What rights would it create?
The bill provides consumers with the right to:
- confirm whether the controller is processing personal data concerning the consumer;
- obtain information regarding the categories of personal data collected;
- correct inaccurate personal data;
- delete personal data that the consumer provided to the controller;
- obtain a copy of the personal data in a portable and readily-usable form; and
- opt out of the processing of the consumers personal data for purposes of targeted advertising, sale of personal data, or profiling in furtherance of decisions regarding enrollment in an educational institution, criminal justice, employment opportunities, health care services, or access to basic necessities.
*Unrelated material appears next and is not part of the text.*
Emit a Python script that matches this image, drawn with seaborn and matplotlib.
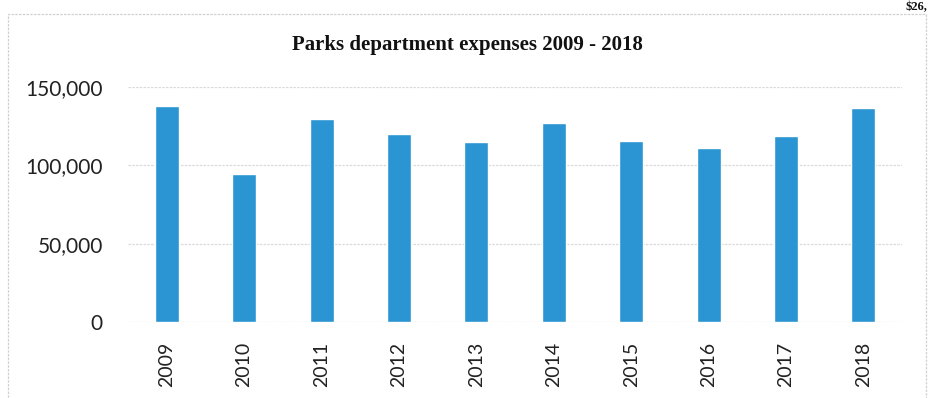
import matplotlib
matplotlib.use("Agg")
import matplotlib.pyplot as plt
import seaborn as sns
import pandas as pd
from matplotlib.ticker import FuncFormatter
from matplotlib.patches import Rectangle

years = ["2009", "2010", "2011", "2012", "2013", "2014", "2015", "2016", "2017", "2018"]
expenses = [137500, 94300, 129700, 120100, 114700, 127100, 115300, 110800, 118900, 136500]
y_ticks = [0, 50000, 100000, 150000]

df = pd.DataFrame({"year": years, "expenses": expenses})

sns.set_theme(style="white")
plt.rcParams["font.family"] = ["Lato", "DejaVu Sans"]

fig = plt.figure(figsize=(9.3, 3.98), dpi=100)
ax = fig.add_axes([0.1376, 0.1902, 0.8324, 0.5920])

sns.barplot(data=df, x="year", y="expenses", color="#2B95D3", saturation=1,
            width=0.31, ax=ax, zorder=3)

ax.set_ylim(0, 150000)
ax.set_xlim(-0.5, len(years) - 0.5)
ax.set_yticks(y_ticks)
ax.yaxis.set_major_formatter(FuncFormatter(lambda v, p: f"{int(v):,}"))
ax.set_xlabel("")
ax.set_ylabel("")
ax.grid(axis="y", color="#dadada", linewidth=0.9, linestyle=(0, (2, 1)), zorder=0)
ax.grid(axis="x", visible=False)
for s in ax.spines.values():
    s.set_visible(False)
ax.tick_params(axis="both", length=0, colors="#222222")
ax.tick_params(axis="y", pad=18, labelsize=15)
ax.tick_params(axis="x", pad=14, labelsize=14)
for lbl in ax.get_xticklabels():
    lbl.set_rotation(90)

# chart frame
fig.patches.append(Rectangle((8 / 930, -0.05), 918 / 930, 1 - 14 / 398 + 0.05,
                             transform=fig.transFigure, fill=False,
                             edgecolor="#d0d0d0", linewidth=0.9,
                             linestyle=(0, (2, 1)), zorder=0))

fig.text(0.503, 0.886, "Parks department expenses 2009 - 2018",
         ha="center", va="center", fontsize=15, fontweight="bold",
         family=["Liberation Serif", "DejaVu Serif"], color="#111111")

fig.text(0.997, 0.997, "$26,", ha="right", va="top", fontsize=9,
         fontweight="bold", family=["Liberation Serif", "DejaVu Serif"],
         color="#111111")

fig.savefig("out.png", dpi=100, facecolor="white")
What obligations would it impose?
Under the bill, the controller must limit data collection to that which is relevant and reasonably necessary to achieve the controller's purposes. Controllers would also be required to provide a clear and reasonably accessible privacy notice informing consumers of the categories of personal data processed, how their personal data is used, and the manner in which the consumer may exercise the right to opt out. Processors would be required to adhere to the controller's instructions.
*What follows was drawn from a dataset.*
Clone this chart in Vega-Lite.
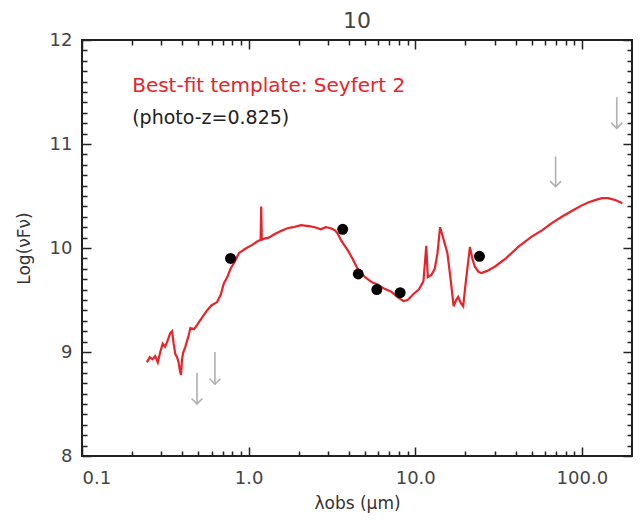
{
  "$schema": "https://vega.github.io/schema/vega-lite/v6.json",
  "width": 550,
  "height": 416,
  "autosize": {"type": "none"},
  "padding": {"left": 82, "top": 40, "right": 10, "bottom": 65},
  "background": "white",
  "title": {"text": "10", "fontSize": 22, "font": "DejaVu Sans", "fontWeight": "normal", "color": "#444", "offset": -2, "anchor": "middle"},
  "config": {
    "view": {"stroke": "#222", "strokeWidth": 2},
    "axis": {"domain": false, "ticks": false, "gridColor": "#222", "gridOpacity": 1, "gridWidth": 1.5, "labelFont": "DejaVu Sans", "labelFontSize": 18, "labelColor": "#444", "titleFont": "DejaVu Sans", "titleFontSize": 17, "titleColor": "#333", "titleFontWeight": "normal"}
  },
  "datasets": {
    "template": [
      {"lambda": 0.245, "logf": 8.90}, {"lambda": 0.255, "logf": 8.95}, {"lambda": 0.265, "logf": 8.93}, {"lambda": 0.275, "logf": 8.96},
      {"lambda": 0.285, "logf": 8.90}, {"lambda": 0.295, "logf": 9.00}, {"lambda": 0.305, "logf": 9.08}, {"lambda": 0.315, "logf": 9.05},
      {"lambda": 0.325, "logf": 9.10}, {"lambda": 0.338, "logf": 9.18}, {"lambda": 0.347, "logf": 9.20}, {"lambda": 0.355, "logf": 9.08},
      {"lambda": 0.363, "logf": 8.98}, {"lambda": 0.372, "logf": 8.95}, {"lambda": 0.380, "logf": 8.90}, {"lambda": 0.387, "logf": 8.82},
      {"lambda": 0.393, "logf": 8.78}, {"lambda": 0.398, "logf": 8.92}, {"lambda": 0.404, "logf": 8.99}, {"lambda": 0.417, "logf": 9.05},
      {"lambda": 0.435, "logf": 9.15}, {"lambda": 0.447, "logf": 9.23}, {"lambda": 0.47, "logf": 9.22}, {"lambda": 0.491, "logf": 9.26},
      {"lambda": 0.52, "logf": 9.32}, {"lambda": 0.563, "logf": 9.40}, {"lambda": 0.60, "logf": 9.45}, {"lambda": 0.647, "logf": 9.48},
      {"lambda": 0.68, "logf": 9.55}, {"lambda": 0.71, "logf": 9.66}, {"lambda": 0.745, "logf": 9.72}, {"lambda": 0.779, "logf": 9.80},
      {"lambda": 0.82, "logf": 9.86}, {"lambda": 0.874, "logf": 9.95}, {"lambda": 0.95, "logf": 9.99}, {"lambda": 1.05, "logf": 10.03},
      {"lambda": 1.12, "logf": 10.06}, {"lambda": 1.18, "logf": 10.08}, {"lambda": 1.19, "logf": 10.40}, {"lambda": 1.20, "logf": 10.08},
      {"lambda": 1.24, "logf": 10.09}, {"lambda": 1.32, "logf": 10.10}, {"lambda": 1.42, "logf": 10.13}, {"lambda": 1.55, "logf": 10.16},
      {"lambda": 1.71, "logf": 10.19}, {"lambda": 1.85, "logf": 10.20}, {"lambda": 2.06, "logf": 10.22}, {"lambda": 2.3, "logf": 10.21},
      {"lambda": 2.5, "logf": 10.20}, {"lambda": 2.71, "logf": 10.18}, {"lambda": 2.9, "logf": 10.20}, {"lambda": 3.12, "logf": 10.19},
      {"lambda": 3.3, "logf": 10.17}, {"lambda": 3.42, "logf": 10.14}, {"lambda": 3.6, "logf": 10.07}, {"lambda": 3.93, "logf": 9.98},
      {"lambda": 4.2, "logf": 9.90}, {"lambda": 4.51, "logf": 9.80}, {"lambda": 5.0, "logf": 9.72}, {"lambda": 5.5, "logf": 9.67},
      {"lambda": 5.96, "logf": 9.65}, {"lambda": 6.5, "logf": 9.61}, {"lambda": 7.17, "logf": 9.58}, {"lambda": 7.8, "logf": 9.53},
      {"lambda": 8.5, "logf": 9.49}, {"lambda": 9.0, "logf": 9.50}, {"lambda": 9.8, "logf": 9.56}, {"lambda": 10.5, "logf": 9.60},
      {"lambda": 11.2, "logf": 9.68}, {"lambda": 11.65, "logf": 10.02}, {"lambda": 11.9, "logf": 9.72}, {"lambda": 12.5, "logf": 9.74},
      {"lambda": 13.1, "logf": 9.80}, {"lambda": 13.6, "logf": 9.95}, {"lambda": 14.1, "logf": 10.20}, {"lambda": 14.7, "logf": 10.10},
      {"lambda": 15.6, "logf": 9.95}, {"lambda": 16.3, "logf": 9.70}, {"lambda": 17.0, "logf": 9.44}, {"lambda": 17.6, "logf": 9.50},
      {"lambda": 18.1, "logf": 9.53}, {"lambda": 18.8, "logf": 9.47}, {"lambda": 19.4, "logf": 9.44}, {"lambda": 20.2, "logf": 9.70},
      {"lambda": 21.3, "logf": 10.01}, {"lambda": 22.0, "logf": 9.90}, {"lambda": 22.8, "logf": 9.82}, {"lambda": 24.0, "logf": 9.77},
      {"lambda": 25, "logf": 9.76}, {"lambda": 27, "logf": 9.78}, {"lambda": 30, "logf": 9.82}, {"lambda": 35, "logf": 9.90},
      {"lambda": 41.5, "logf": 10.01}, {"lambda": 50, "logf": 10.11}, {"lambda": 57.6, "logf": 10.17}, {"lambda": 66, "logf": 10.24},
      {"lambda": 75.8, "logf": 10.30}, {"lambda": 88, "logf": 10.36}, {"lambda": 100, "logf": 10.41}, {"lambda": 110, "logf": 10.44},
      {"lambda": 120, "logf": 10.46}, {"lambda": 132, "logf": 10.48}, {"lambda": 144, "logf": 10.48}, {"lambda": 160, "logf": 10.46},
      {"lambda": 175, "logf": 10.43}
    ],
    "photometry": [
      {"lambda": 0.779, "logf": 9.90}, {"lambda": 3.67, "logf": 10.18}, {"lambda": 4.55, "logf": 9.75},
      {"lambda": 5.88, "logf": 9.60}, {"lambda": 8.12, "logf": 9.57}, {"lambda": 24.3, "logf": 9.92}
    ],
    "limits": [
      {"lambda": 0.49, "top": 8.80, "bottom": 8.50},
      {"lambda": 0.628, "top": 9.00, "bottom": 8.69},
      {"lambda": 69.6, "top": 10.88, "bottom": 10.59},
      {"lambda": 162, "top": 11.45, "bottom": 11.15}
    ],
    "label1": [{"lambda": 0.2, "logf": 11.56, "text": "Best-fit template: Seyfert 2"}],
    "label2": [{"lambda": 0.2, "logf": 11.25, "text": "(photo-z=0.825)"}]
  },
  "resolve": {"scale": {"x": "independent", "y": "independent"}, "axis": {"x": "independent", "y": "independent"}},
  "layer": [
    {
      "data": {"name": "template"},
      "mark": {"type": "line", "color": "#e8232a", "strokeWidth": 2.2},
      "encoding": {
        "x": {"field": "lambda", "type": "quantitative", "scale": {"type": "log", "domain": [0.1, 200], "nice": false},
              "axis": {"orient": "bottom", "values": [0.1, 1, 10, 100], "labelExpr": "datum.value < 0.5 ? '0.1' : format(datum.value, '.1f')", "labelPadding": 13, "title": "λobs (μm)", "titlePadding": 8, "grid": true, "gridDash": [9, 398]}},
        "y": {"field": "logf", "type": "quantitative", "scale": {"domain": [8, 12], "nice": false, "zero": false},
              "axis": {"orient": "left", "values": [8, 9, 10, 11, 12], "format": "d", "labelPadding": 10, "title": "Log(νFν)", "titlePadding": 16, "grid": true, "gridDash": [9, 532]}}
      }
    },
    {
      "data": {"name": "photometry"},
      "mark": {"type": "point", "filled": true, "color": "#000", "size": 120, "opacity": 1},
      "encoding": {
        "x": {"field": "lambda", "type": "quantitative", "scale": {"type": "log", "domain": [0.1, 200], "nice": false},
              "axis": {"orient": "top", "values": [0.2, 0.3, 0.4, 0.5, 0.6, 0.7, 0.8, 0.9, 2, 3, 4, 5, 6, 7, 8, 9, 20, 30, 40, 50, 60, 70, 80, 90], "labels": false, "title": null, "grid": true, "gridDash": [5, 406]}},
        "y": {"field": "logf", "type": "quantitative", "scale": {"domain": [8, 12], "nice": false, "zero": false},
              "axis": {"orient": "right", "values": [8.1, 8.2, 8.3, 8.4, 8.5, 8.6, 8.7, 8.8, 8.9, 9.1, 9.2, 9.3, 9.4, 9.5, 9.6, 9.7, 9.8, 9.9, 10.1, 10.2, 10.3, 10.4, 10.5, 10.6, 10.7, 10.8, 10.9, 11.1, 11.2, 11.3, 11.4, 11.5, 11.6, 11.7, 11.8, 11.9], "labels": false, "title": null, "grid": true, "gridDash": [5, 540]}}
      }
    },
    {
      "data": {"name": "limits"},
      "mark": {"type": "rule", "color": "#b0b0b0", "strokeWidth": 1.6},
      "encoding": {
        "x": {"field": "lambda", "type": "quantitative", "scale": {"type": "log", "domain": [0.1, 200], "nice": false}, "axis": null},
        "y": {"field": "top", "type": "quantitative", "scale": {"domain": [8, 12], "nice": false, "zero": false}, "axis": null},
        "y2": {"field": "bottom"}
      }
    },
    {
      "data": {"name": "limits"},
      "mark": {"type": "point", "shape": "M-1,-1L0,0L1,-1", "filled": false, "color": "#b0b0b0", "strokeWidth": 1.6, "size": 120, "opacity": 1},
      "encoding": {
        "x": {"field": "lambda", "type": "quantitative", "scale": {"type": "log", "domain": [0.1, 200], "nice": false}, "axis": null},
        "y": {"field": "bottom", "type": "quantitative", "scale": {"domain": [8, 12], "nice": false, "zero": false}, "axis": null}
      }
    },
    {
      "data": {"name": "label1"},
      "mark": {"type": "text", "align": "left", "baseline": "middle", "color": "#e8232a", "font": "DejaVu Sans", "fontSize": 20},
      "encoding": {
        "x": {"field": "lambda", "type": "quantitative", "scale": {"type": "log", "domain": [0.1, 200], "nice": false}, "axis": null},
        "y": {"field": "logf", "type": "quantitative", "scale": {"domain": [8, 12], "nice": false, "zero": false}, "axis": null},
        "text": {"field": "text"}
      }
    },
    {
      "data": {"name": "label2"},
      "mark": {"type": "text", "align": "left", "baseline": "middle", "color": "#222", "font": "DejaVu Sans", "fontSize": 19},
      "encoding": {
        "x": {"field": "lambda", "type": "quantitative", "scale": {"type": "log", "domain": [0.1, 200], "nice": false}, "axis": null},
        "y": {"field": "logf", "type": "quantitative", "scale": {"domain": [8, 12], "nice": false, "zero": false}, "axis": null},
        "text": {"field": "text"}
      }
    }
  ]
}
The controller would also be required to maintain reasonable security practices to protect confidentiality and to conduct an annual data protection assessment to evaluate any reasonably foreseeable risk to consumers related to the processing and security of personal data and sensitive data. Notably, the assessment would be considered a "confidential and protected record" under the Utah Government Records Access and Management Act—the disclosure of which to the Attorney General (AG) or the Division of Consumer Protection (the Division), as provided for in the Act, would not constitute a waiver of the attorney-client privilege or work product protection.
How would it be enforced?
There is no private right of action under Act; the AG has exclusive authority for enforcement. The Division would be empowered to investigate consumer complaints related to the Act and to refer matters to the AG if the Division has reasonable cause to believe that substantial evidence of a violation exists. Upon referral from the Division and following a 30 period to cure noticed violations, the AG may initiate an enforcement action and seek actual damages to the consumer and up to $1,000.00 per affected consumer for each violation. Any funds collected would be directed to a Consumer Privacy Account, which would be used for investigation and administrative costs, as well as enforcement and education activities.
Where does it stand?
Just last year, Utah Senate Bill 249 (the Utah Consumer Privacy Act) was defeated. Now, the Utah State Senate will again consider whether to pass a comprehensive consumer privacy bill. If enacted, the Utah Consumer Privacy Act would take effect on January 1, 2022.